*Work to do*
Find every line of the listing below where "this" appears, and copy it.

*Records provided*
** BEGIN **
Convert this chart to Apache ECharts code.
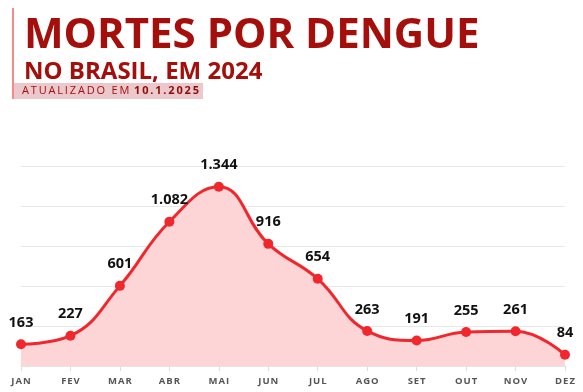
** END **
** BEGIN **
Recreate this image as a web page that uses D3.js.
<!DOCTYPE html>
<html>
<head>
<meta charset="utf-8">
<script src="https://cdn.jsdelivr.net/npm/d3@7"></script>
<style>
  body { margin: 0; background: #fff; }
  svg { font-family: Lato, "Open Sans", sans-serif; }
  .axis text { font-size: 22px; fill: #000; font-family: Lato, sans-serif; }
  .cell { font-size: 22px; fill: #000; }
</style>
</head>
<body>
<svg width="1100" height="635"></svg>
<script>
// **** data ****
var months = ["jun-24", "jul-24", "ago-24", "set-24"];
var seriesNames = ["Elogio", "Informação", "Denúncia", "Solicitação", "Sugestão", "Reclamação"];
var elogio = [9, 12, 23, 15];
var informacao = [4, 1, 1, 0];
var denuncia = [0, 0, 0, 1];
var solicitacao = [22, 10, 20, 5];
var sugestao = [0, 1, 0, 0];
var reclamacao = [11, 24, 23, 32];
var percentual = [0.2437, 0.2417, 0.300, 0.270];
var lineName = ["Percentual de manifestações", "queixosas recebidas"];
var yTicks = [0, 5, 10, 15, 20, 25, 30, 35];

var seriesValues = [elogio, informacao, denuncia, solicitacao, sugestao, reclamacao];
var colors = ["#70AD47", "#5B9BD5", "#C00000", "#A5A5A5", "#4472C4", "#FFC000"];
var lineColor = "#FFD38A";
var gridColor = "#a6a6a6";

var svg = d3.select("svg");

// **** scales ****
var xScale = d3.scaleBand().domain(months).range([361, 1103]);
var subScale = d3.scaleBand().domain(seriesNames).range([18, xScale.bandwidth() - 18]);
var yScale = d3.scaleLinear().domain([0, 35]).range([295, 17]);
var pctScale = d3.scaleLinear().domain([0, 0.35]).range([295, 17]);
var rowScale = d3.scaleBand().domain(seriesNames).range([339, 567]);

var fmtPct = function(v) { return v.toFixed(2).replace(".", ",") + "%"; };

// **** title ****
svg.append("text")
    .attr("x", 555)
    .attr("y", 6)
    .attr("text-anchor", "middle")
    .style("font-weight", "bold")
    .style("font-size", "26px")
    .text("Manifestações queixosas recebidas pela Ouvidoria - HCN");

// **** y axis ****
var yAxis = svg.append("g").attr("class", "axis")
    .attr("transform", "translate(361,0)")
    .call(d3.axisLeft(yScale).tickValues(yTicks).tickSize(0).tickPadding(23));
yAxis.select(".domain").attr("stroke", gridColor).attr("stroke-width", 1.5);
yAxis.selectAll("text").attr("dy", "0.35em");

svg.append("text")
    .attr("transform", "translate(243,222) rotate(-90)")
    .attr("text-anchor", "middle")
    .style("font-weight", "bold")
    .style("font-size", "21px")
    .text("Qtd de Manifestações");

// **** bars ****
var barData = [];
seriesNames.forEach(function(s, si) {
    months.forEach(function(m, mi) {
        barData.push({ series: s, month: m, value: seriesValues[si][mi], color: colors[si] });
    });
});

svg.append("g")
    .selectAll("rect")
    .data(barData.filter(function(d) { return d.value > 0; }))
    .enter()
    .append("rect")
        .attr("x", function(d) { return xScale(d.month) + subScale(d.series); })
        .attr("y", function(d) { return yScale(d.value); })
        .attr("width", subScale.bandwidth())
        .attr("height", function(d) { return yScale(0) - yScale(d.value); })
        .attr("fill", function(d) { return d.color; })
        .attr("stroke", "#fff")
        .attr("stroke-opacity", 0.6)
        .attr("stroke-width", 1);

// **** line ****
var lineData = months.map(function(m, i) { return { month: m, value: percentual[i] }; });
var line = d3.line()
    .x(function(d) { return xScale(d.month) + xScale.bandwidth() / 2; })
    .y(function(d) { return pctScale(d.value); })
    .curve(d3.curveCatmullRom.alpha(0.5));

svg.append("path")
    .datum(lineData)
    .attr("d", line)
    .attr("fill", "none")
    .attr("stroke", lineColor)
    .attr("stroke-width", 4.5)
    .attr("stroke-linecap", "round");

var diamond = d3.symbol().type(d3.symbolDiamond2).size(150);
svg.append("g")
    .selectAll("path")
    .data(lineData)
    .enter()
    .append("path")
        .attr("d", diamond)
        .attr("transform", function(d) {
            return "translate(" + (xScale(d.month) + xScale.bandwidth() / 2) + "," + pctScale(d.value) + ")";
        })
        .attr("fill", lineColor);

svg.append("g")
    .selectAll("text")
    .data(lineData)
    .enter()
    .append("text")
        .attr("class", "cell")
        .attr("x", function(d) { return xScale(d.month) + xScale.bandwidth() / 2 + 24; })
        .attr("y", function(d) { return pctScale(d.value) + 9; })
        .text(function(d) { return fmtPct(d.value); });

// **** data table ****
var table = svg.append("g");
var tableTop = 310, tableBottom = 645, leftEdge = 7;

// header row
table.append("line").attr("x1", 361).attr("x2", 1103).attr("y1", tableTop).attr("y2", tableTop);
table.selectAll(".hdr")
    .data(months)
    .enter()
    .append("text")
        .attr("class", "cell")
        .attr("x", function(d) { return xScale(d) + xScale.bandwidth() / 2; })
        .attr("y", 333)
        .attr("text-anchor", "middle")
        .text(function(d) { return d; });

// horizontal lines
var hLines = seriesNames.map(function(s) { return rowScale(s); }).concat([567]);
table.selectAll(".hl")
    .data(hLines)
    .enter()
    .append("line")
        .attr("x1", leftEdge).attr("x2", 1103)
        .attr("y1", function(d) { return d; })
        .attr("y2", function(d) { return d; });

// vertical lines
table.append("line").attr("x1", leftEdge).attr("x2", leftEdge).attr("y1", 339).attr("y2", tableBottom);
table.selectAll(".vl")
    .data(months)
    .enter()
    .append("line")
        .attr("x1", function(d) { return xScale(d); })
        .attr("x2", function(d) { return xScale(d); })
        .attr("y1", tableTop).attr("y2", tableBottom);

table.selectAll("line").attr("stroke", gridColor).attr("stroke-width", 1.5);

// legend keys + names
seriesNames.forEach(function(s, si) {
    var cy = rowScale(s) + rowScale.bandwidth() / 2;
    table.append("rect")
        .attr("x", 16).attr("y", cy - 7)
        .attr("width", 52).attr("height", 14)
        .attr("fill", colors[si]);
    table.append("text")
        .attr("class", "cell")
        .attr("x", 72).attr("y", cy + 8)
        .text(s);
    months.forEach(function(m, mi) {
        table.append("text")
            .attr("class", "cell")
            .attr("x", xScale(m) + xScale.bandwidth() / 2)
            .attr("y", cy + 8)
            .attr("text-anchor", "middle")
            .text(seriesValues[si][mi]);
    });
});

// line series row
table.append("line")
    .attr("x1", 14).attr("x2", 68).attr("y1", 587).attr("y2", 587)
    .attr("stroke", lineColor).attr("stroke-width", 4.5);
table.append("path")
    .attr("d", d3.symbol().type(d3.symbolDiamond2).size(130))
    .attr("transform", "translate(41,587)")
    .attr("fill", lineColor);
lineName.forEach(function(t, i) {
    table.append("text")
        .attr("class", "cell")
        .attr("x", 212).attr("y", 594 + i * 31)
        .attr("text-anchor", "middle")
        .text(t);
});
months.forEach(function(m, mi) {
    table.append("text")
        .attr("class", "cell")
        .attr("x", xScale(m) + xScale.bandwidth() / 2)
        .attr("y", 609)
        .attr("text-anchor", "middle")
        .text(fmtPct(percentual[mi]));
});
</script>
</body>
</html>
** END **
** BEGIN **
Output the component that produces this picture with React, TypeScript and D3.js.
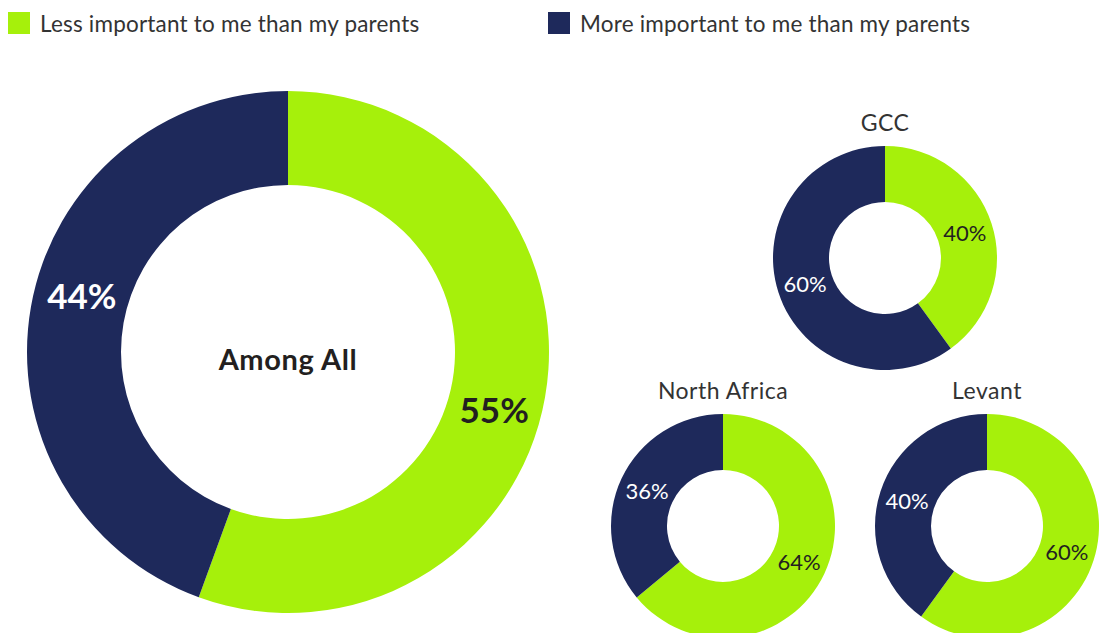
** END **
*The output*
Convert this chart to Apache ECharts code.
Recreate this image as a web page that uses D3.js.
Output the component that produces this picture with React, TypeScript and D3.js.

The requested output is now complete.